I am fully dressed and ready. One last look before heading out, feeling different than any other days, feeling more thankful for each step taken. When I’m driving, I get stared at, with many nods, and a few waves. Zoning out to my drive I’ve realized the building I need to go to is in front of me.
I start walking towards the building, once again people look and stare. I’m then joined by six other close friends. We all are looking sharp and ready to see our friend!
Before me, inside this quite church, a silence takes over an emotional crowd, for what’s before me at waist high is my friend laying down, in a wooden beautifully made coffin, shinny as a mirror, perfectly put together covered in the stitches of red, white and blue, American flag!
Myself and my other friends grab this coffin, slowly and precise, as to the silence in the room it seemed you could hear our breaths, counting the movements and paces needed to make each move with precision! Slowly and with one step forward, we move towards the church doors. All I could see was a light guiding me my way. I kept thinking my friends way was similar. This was my sign that my friend is comfortably went his way!
Once we got to the hearse I turned and see my battle buddy. With a gaze in his eyes, a little cloudy from my distance they looked. I knew what he felt for I too felt the same. We loaded my friend in the hearse inch by inch, breath by breath!
Arriving to a green field of white stone hedges aligned perfectly. I had a moment of weakness, thinking of the history of each stone hedge, of each life. I get my bearings together. Once again, looking at my friend, I imagined the conversations we had out there, the great, the crazy, the scary, and most of all the saddest moment with him!
We once again carried my friend from the hearse to his resting place. All, I could do is think of his life, his family, who he was as a person & our moments we shared! He was an amazing person. As, fast as my thoughts ran, we got to the last steps, I hear “detail holt” as a moment within seconds of silence I heard the wind, felt the breeze, felt a presences surrounding me, a comfort of peace and thankfulness. I believe it was my friend saying his goodbye to me.
With called out cadence, a dedicated and precise movement was made, cutting the air, making silence a blade. The mourning crowd sobered, my friends wife out poured her tears, holding his favorite hand stitched handkerchief his grandmother made for his grandfather for when he went to war, my friend carried it his whole time over!

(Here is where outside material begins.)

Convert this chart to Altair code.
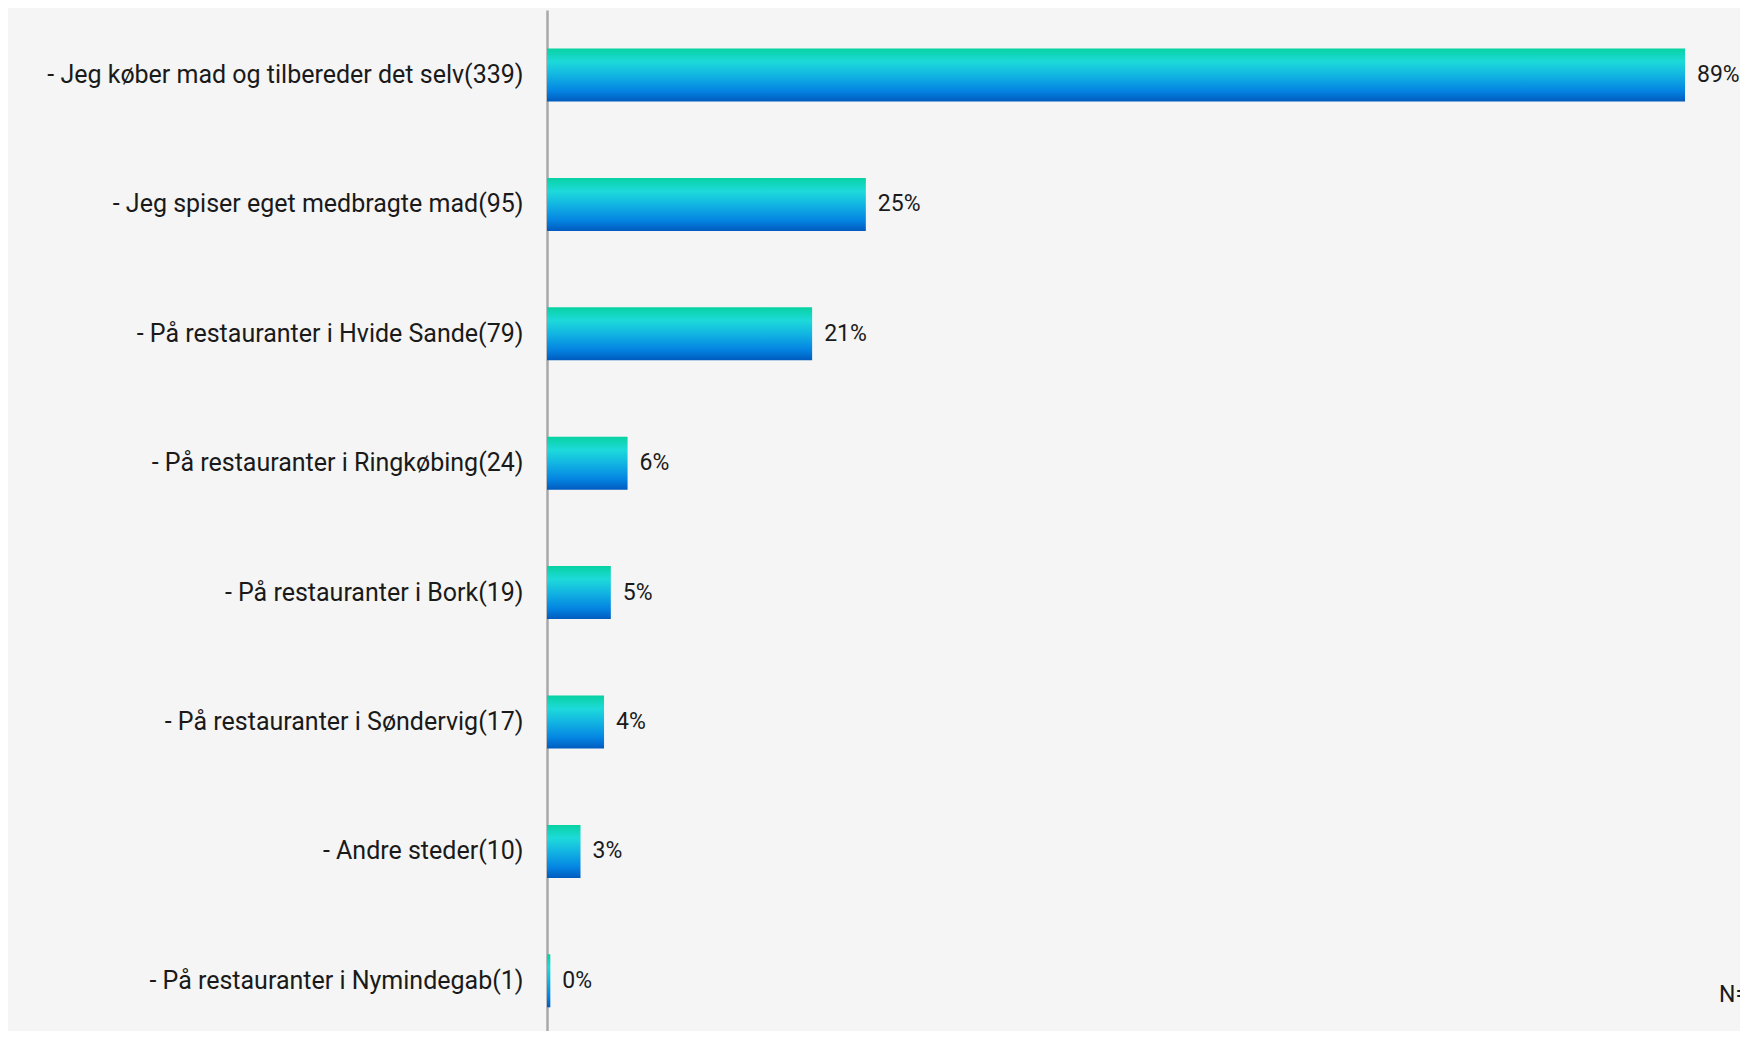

She continuously cries in it. As I glanced back over I saw his kids, unsure of this moment, knowing their dad is in the box in front of them, wondering if he is going to ever come out. I began to feel a sensation over me, my eyes start to become a bit blurry. The moment i realized my good friend I grew together with in the military is no longer with me. As i grasped the flag to do it’s final fold for the presentation to his family. I could hear the movement of the soldiers hand, following the edge, pinching the end, folding back over the movement of his glove over the material of the flag. As the highest ranking person finally had the flag in his hands, one hand on top and one hand on bottom. He slowly walks over with careful steps. He stops in front of the wife, bends over, still looking to his most precise, he softly speaks “This flag is presented on behalf of a grateful nation and the United States Army as a token of appreciation for your loved one’s honorable and faithful service.” She than began to open her hands, as the flag is lowered into her hands, her children began to comfort her as they know she is in pain.

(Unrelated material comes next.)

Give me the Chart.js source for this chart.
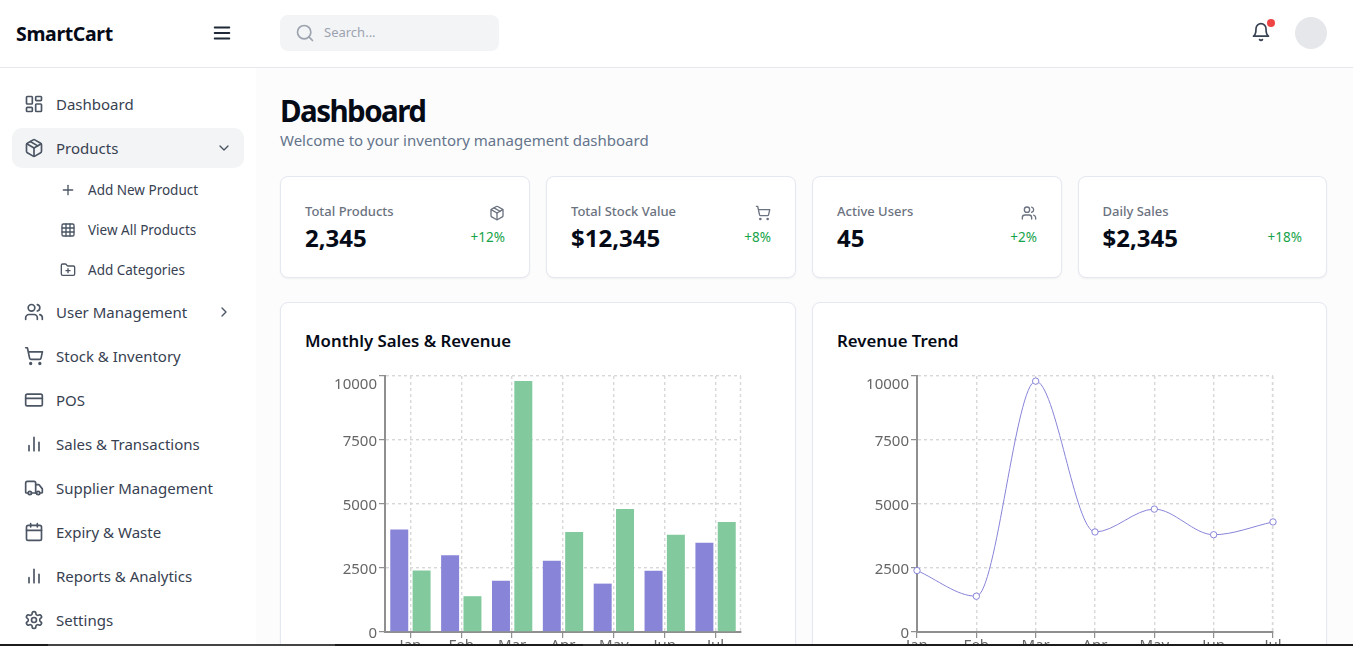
<!DOCTYPE html>
<html><head><meta charset="utf-8">
<script src="https://cdn.jsdelivr.net/npm/chart.js@4"></script>
<style>
*{box-sizing:border-box}
html,body{margin:0;padding:0;width:1353px;height:646px;overflow:hidden;background:#fcfcfd;font-family:"Noto Sans",sans-serif}
.a{position:absolute;white-space:nowrap}
.t{position:absolute;white-space:nowrap;transform:translateY(-50%);line-height:1.2}
.card{position:absolute;background:#fff;border:1px solid #e4e8f0;border-radius:8px;box-shadow:0 1px 2px rgba(0,0,0,.05)}
svg.i{position:absolute;fill:none;stroke:currentColor;stroke-width:2;stroke-linecap:round;stroke-linejoin:round}
#bottom{position:absolute;left:0;top:644px;width:1353px;height:2px;background:#1c1c1c;z-index:9}
#bottom div{position:absolute;top:0;height:2px}
</style></head><body>
<div class="a" style="left:0;top:0;width:1353px;height:68px;background:#fff;border-bottom:1px solid #e5e7eb"></div>
<div class="a" style="left:0;top:68px;width:256px;height:578px;background:#fff;"></div>
<div class="a" style="left:12px;top:128px;width:232px;height:40px;background:#f3f4f6;border-radius:10px"></div>
<div class="a" style="left:280px;top:15px;width:219px;height:36px;background:#f3f4f6;border-radius:8px"></div>
<div class="a" style="left:1295px;top:17px;width:32px;height:32px;background:#e5e7eb;border-radius:50%"></div>
<div class="a" style="left:1267px;top:19px;width:8px;height:8px;background:#ef4444;border-radius:50%;z-index:3"></div>
<div class="card" style="left:280px;top:302px;width:516px;height:400px"></div>
<div class="card" style="left:812px;top:302px;width:515px;height:400px"></div>
<div id="ui"></div>
<div class="a" style="left:305px;top:371px;width:466px;height:296px"><canvas id="barChart"></canvas></div>
<div class="a" style="left:837px;top:371px;width:466px;height:296px"><canvas id="lineChart"></canvas></div>
<div id="bottom"><div style="left:48px;width:287px;background:#444"></div><div style="left:583px;width:47px;background:#333"></div></div>
<script>
const months=["Jan","Feb","Mar","Apr","May","Jun","Jul"];
const salesValues=[4000,3000,2000,2780,1890,2390,3490];
const revenueValues=[2400,1398,9800,3908,4800,3800,4300];
const trendValues=[2400,1398,9800,3908,4800,3800,4300];
const yTicks=[0,2500,5000,7500,10000];

const ICONS={
dash:'<rect x="3" y="3" width="7" height="9" rx="1"/><rect x="14" y="3" width="7" height="5" rx="1"/><rect x="14" y="12" width="7" height="9" rx="1"/><rect x="3" y="16" width="7" height="5" rx="1"/>',
box:'<path d="M21 8a2 2 0 0 0-1-1.73l-7-4a2 2 0 0 0-2 0l-7 4A2 2 0 0 0 3 8v8a2 2 0 0 0 1 1.73l7 4a2 2 0 0 0 2 0l7-4A2 2 0 0 0 21 16Z"/><path d="m3.3 7 8.7 5 8.7-5"/><path d="M12 22V12"/><path d="m7.5 4.27 9 5.15"/>',
plus:'<path d="M5 12h14"/><path d="M12 5v14"/>',
grid:'<rect x="3" y="3" width="18" height="18" rx="2"/><path d="M3 9h18M3 15h18M9 3v18M15 3v18"/>',
folder:'<path d="M12 10v6M9 13h6"/><path d="M20 20a2 2 0 0 0 2-2V8a2 2 0 0 0-2-2h-7.9a2 2 0 0 1-1.69-.9L9.6 3.9A2 2 0 0 0 7.93 3H4a2 2 0 0 0-2 2v13a2 2 0 0 0 2 2Z"/>',
users:'<path d="M16 21v-2a4 4 0 0 0-4-4H6a4 4 0 0 0-4 4v2"/><circle cx="9" cy="7" r="4"/><path d="M22 21v-2a4 4 0 0 0-3-3.87"/><path d="M16 3.13a4 4 0 0 1 0 7.75"/>',
cart:'<circle cx="8" cy="21" r="1"/><circle cx="19" cy="21" r="1"/><path d="M2.05 2.05h2l2.66 12.42a2 2 0 0 0 2 1.58h9.78a2 2 0 0 0 1.95-1.57l1.65-7.43H5.12"/>',
card:'<rect x="2" y="5" width="20" height="14" rx="2"/><path d="M2 10h20"/>',
bars:'<path d="M18 20V10M12 20V4M6 20v-6"/>',
truck:'<path d="M14 18V6a2 2 0 0 0-2-2H4a2 2 0 0 0-2 2v11a1 1 0 0 0 1 1h2"/><path d="M15 18H9"/><path d="M19 18h2a1 1 0 0 0 1-1v-3.65a1 1 0 0 0-.22-.624l-3.48-4.35A1 1 0 0 0 17.52 8H14"/><circle cx="17" cy="18" r="2"/><circle cx="7" cy="18" r="2"/>',
cal:'<path d="M8 2v4M16 2v4"/><rect x="3" y="4" width="18" height="18" rx="2"/><path d="M3 10h18"/>',
gear:'<path d="M12.22 2h-.44a2 2 0 0 0-2 2v.18a2 2 0 0 1-1 1.73l-.43.25a2 2 0 0 1-2 0l-.15-.08a2 2 0 0 0-2.73.73l-.22.38a2 2 0 0 0 .73 2.73l.15.1a2 2 0 0 1 1 1.72v.51a2 2 0 0 1-1 1.74l-.15.09a2 2 0 0 0-.73 2.73l.22.38a2 2 0 0 0 2.73.73l.15-.08a2 2 0 0 1 2 0l.43.25a2 2 0 0 1 1 1.73V20a2 2 0 0 0 2 2h.44a2 2 0 0 0 2-2v-.18a2 2 0 0 1 1-1.73l.43-.25a2 2 0 0 1 2 0l.15.08a2 2 0 0 0 2.73-.73l.22-.39a2 2 0 0 0-.73-2.73l-.15-.08a2 2 0 0 1-1-1.74v-.5a2 2 0 0 1 1-1.74l.15-.09a2 2 0 0 0 .73-2.73l-.22-.38a2 2 0 0 0-2.73-.73l-.15.08a2 2 0 0 1-2 0l-.43-.25a2 2 0 0 1-1-1.73V4a2 2 0 0 0-2-2z"/><circle cx="12" cy="12" r="3"/>',
bell:'<path d="M6 8a6 6 0 0 1 12 0c0 7 3 9 3 9H3s3-2 3-9"/><path d="M10.3 21a1.94 1.94 0 0 0 3.4 0"/>',
search:'<circle cx="11" cy="11" r="8"/><path d="m21 21-4.3-4.3"/>',
menu:'<path d="M4 6h16M4 12h16M4 18h16"/>',
down:'<path d="m6 9 6 6 6-6"/>',
right:'<path d="m9 18 6-6-6-6"/>'
};
const ui=document.getElementById('ui');
function icon(n,x,cy,s,c){ui.insertAdjacentHTML('beforeend',`<svg class="i" viewBox="0 0 24 24" width="${s}" height="${s}" style="left:${x}px;top:${cy-s/2}px;color:${c}">${ICONS[n]}</svg>`)}
function text(s,x,cy,size,c,w,extra){ui.insertAdjacentHTML('beforeend',`<div class="t" style="left:${x}px;top:${cy}px;font-size:${size}px;color:${c};font-weight:${w||400};${extra||''}">${s}</div>`)}

text('SmartCart',16,34,19.5,'#050a17',700,'letter-spacing:-.35px');
icon('menu',211,33,22,'#1f2937');
icon('search',295,33,20,'#9ca3af');
text('Search...',324,33,13,'#9ca3af');
icon('bell',1251,32,20,'#374151');

const NAV=[['dash','Dashboard',104],['box','Products',148],['users','User Management',312],['cart','Stock &amp; Inventory',356],['card','POS',400],['bars','Sales &amp; Transactions',444],['truck','Supplier Management',488],['cal','Expiry &amp; Waste',532],['bars','Reports &amp; Analytics',576],['gear','Settings',620]];
NAV.forEach(n=>{icon(n[0],24,n[2],20,'#4b5563');text(n[1],56,n[2],15,'#374151')});
icon('down',216,148,16,'#4b5563');icon('right',216,312,16,'#4b5563');
[['plus','Add New Product',190],['grid','View All Products',230],['folder','Add Categories',270]].forEach(n=>{icon(n[0],60,n[2],16,'#4b5563');text(n[1],88,n[2]-.5,13.5,'#374151')});

text('Dashboard',280,111,29.5,'#050a17',700,'letter-spacing:-1.55px');
text('Welcome to your inventory management dashboard',280,140,15,'#64748b');

const STATS=[['Total Products','2,345','+12%','box',280,250],['Total Stock Value','$12,345','+8%','cart',546,250],['Active Users','45','+2%','users',812,250],['Daily Sales','$2,345','+18%',null,1077.5,249.5]];
STATS.forEach(s=>{
 ui.insertAdjacentHTML('beforeend',`<div class="card" style="left:${s[4]}px;top:176px;width:${s[5]}px;height:102px"></div>`);
 const x=s[4]+25,r=s[4]+s[5]-25;
 text(s[0],x,212,13,'#6b7280',500);
 text(s[1],x,238,24,'#050a17',700);
 text(s[2],r,237,13.5,'#16a34a',400,'transform:translate(-100%,-50%)');
 if(s[3])icon(s[3],r-16,213,16,'#6b7280');
});
text('Monthly Sales &amp; Revenue',305,341,16.8,'#050a17',600);
text('Revenue Trend',837,341,16.8,'#050a17',600);

const rightEdge={id:'rightEdge',beforeDatasetsDraw(c){const g=c.ctx,a=c.chartArea;g.save();g.strokeStyle='#d8d8d8';g.setLineDash([3,3]);g.lineWidth=1.4;g.beginPath();g.moveTo(Math.round(a.right)-.5,a.top);g.lineTo(Math.round(a.right)-.5,a.bottom);g.stroke();g.restore();}};

function axes(offset){return {
 x:{offset,grid:{offset:false,color:'#d8d8d8',lineWidth:1.4,tickColor:'#777',tickWidth:1,tickLength:6,drawOnChartArea:true},
    border:{color:'#8f8f8f',width:2,dash:[3,3]},
    ticks:{color:'#666',font:{family:'"Noto Sans"',size:15},padding:-1,maxRotation:0,autoSkip:false},
    afterFit(s){s.height=30;s.paddingLeft=0;s.paddingRight=0}},
 y:{min:0,max:10000,
    afterBuildTicks(s){s.ticks=yTicks.map(v=>({value:v}))},
    afterFit(s){s.width=80;s.paddingTop=0;s.paddingBottom=0},
    grid:{color:'#d8d8d8',lineWidth:1.4,tickColor:'#777',tickWidth:1,tickLength:6},
    border:{color:'#8f8f8f',width:2,dash:[3,3]},
    ticks:{color:'#666',padding:2,labelOffset:2,
      font:{family:'"Noto Sans"',size:15,lineHeight:'14px'},
      callback:v=>v===10000?['',String(v)]:String(v)}}
}}
const common={responsive:true,maintainAspectRatio:false,animation:false,
 layout:{padding:{top:5,right:30,bottom:5,left:0}},
 plugins:{legend:{display:false},tooltip:{enabled:false}}};

new Chart(document.getElementById('barChart'),{type:'bar',plugins:[rightEdge],
 data:{labels:months,datasets:[
  {label:'Sales',data:salesValues,backgroundColor:'#8884d8',categoryPercentage:.8785,barPercentage:.805},
  {label:'Revenue',data:revenueValues,backgroundColor:'#82ca9d',categoryPercentage:.8785,barPercentage:.805}]},
 options:{...common,scales:axes(true)}});
new Chart(document.getElementById('lineChart'),{type:'line',plugins:[rightEdge],
 data:{labels:months,datasets:[
  {label:'Revenue',data:trendValues,borderColor:'#8884d8',borderWidth:1,cubicInterpolationMode:'monotone',fill:false,
   pointRadius:3.2,pointBorderWidth:1,pointBackgroundColor:'#fff',pointBorderColor:'#8884d8',clip:false}]},
 options:{...common,scales:axes(false)}});
</script>
</body></html>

I’m at the position of attention, I cant stop staring at her as I continually feel her pain. I wish I could break from my position but I know I’d disrespect the whole meaning of this solemn ceremony for I am giving my friend one of the highest honors given to someone who fought and lost their life. I next am startled by the sounds of gun fire, for my focus was not on the ceremony but the tears sliding down her cheek. Then back into it, as autonomously my motions were are ready at the saluting position. So stiff my arm was all the way to the tip of my white gloves.

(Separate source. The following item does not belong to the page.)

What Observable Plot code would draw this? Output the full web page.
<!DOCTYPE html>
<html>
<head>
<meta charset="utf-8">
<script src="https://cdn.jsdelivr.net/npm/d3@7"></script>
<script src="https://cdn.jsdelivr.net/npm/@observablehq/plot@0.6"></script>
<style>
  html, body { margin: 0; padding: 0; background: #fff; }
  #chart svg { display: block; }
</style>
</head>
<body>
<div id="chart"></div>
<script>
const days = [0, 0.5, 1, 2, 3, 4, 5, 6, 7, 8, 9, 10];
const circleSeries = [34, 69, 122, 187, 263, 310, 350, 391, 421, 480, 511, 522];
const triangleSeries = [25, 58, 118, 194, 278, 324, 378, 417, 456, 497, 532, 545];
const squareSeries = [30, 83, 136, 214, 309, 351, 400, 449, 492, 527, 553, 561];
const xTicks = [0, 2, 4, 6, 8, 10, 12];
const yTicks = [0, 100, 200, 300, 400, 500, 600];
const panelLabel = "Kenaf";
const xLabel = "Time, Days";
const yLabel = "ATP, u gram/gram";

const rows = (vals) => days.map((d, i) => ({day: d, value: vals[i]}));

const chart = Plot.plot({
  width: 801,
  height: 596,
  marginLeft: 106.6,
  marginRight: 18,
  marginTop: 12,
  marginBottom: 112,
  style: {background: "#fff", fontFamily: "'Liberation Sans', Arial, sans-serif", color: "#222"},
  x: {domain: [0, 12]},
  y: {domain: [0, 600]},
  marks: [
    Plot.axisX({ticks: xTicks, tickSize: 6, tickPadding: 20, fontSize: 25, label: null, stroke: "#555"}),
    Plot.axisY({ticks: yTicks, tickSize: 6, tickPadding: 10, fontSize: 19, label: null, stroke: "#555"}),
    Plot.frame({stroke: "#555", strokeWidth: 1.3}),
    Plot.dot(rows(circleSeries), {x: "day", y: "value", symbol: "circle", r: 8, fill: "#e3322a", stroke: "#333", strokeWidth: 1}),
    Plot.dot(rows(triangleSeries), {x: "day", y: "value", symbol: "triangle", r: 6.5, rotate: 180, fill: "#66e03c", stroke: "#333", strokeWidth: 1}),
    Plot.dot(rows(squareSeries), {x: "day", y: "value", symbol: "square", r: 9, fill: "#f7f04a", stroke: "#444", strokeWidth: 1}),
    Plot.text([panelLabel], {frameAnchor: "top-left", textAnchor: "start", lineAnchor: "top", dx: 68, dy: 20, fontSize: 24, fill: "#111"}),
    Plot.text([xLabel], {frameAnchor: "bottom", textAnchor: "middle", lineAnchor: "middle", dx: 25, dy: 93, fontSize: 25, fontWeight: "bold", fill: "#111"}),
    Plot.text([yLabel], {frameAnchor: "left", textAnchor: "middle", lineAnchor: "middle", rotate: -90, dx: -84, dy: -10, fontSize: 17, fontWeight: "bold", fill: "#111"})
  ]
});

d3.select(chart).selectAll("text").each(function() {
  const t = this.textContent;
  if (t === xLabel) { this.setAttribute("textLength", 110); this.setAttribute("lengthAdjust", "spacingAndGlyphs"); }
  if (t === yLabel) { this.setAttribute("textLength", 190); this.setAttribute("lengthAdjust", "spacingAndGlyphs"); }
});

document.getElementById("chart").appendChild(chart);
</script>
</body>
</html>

This moment and the day to memorialize this day means more than most. I have seen much, I have done wrong, as well as, done right. I fought hard and took the time to rest. My friend is your friend, his wife is your wife, and his kids are yours. We shall surround the living by filled joy and love for the ones that lay before their feet gave them those same feelings. It’s beyond honor, beyond respect.. no expressions can truly be made to show the dedication for others not even to be known, under a government teeters their decisions, for it is beyond that. One thing, it’s what we have symbolically labeled a sign of freedom, patriotism, unity, dedication.. for the Red, white and the blue!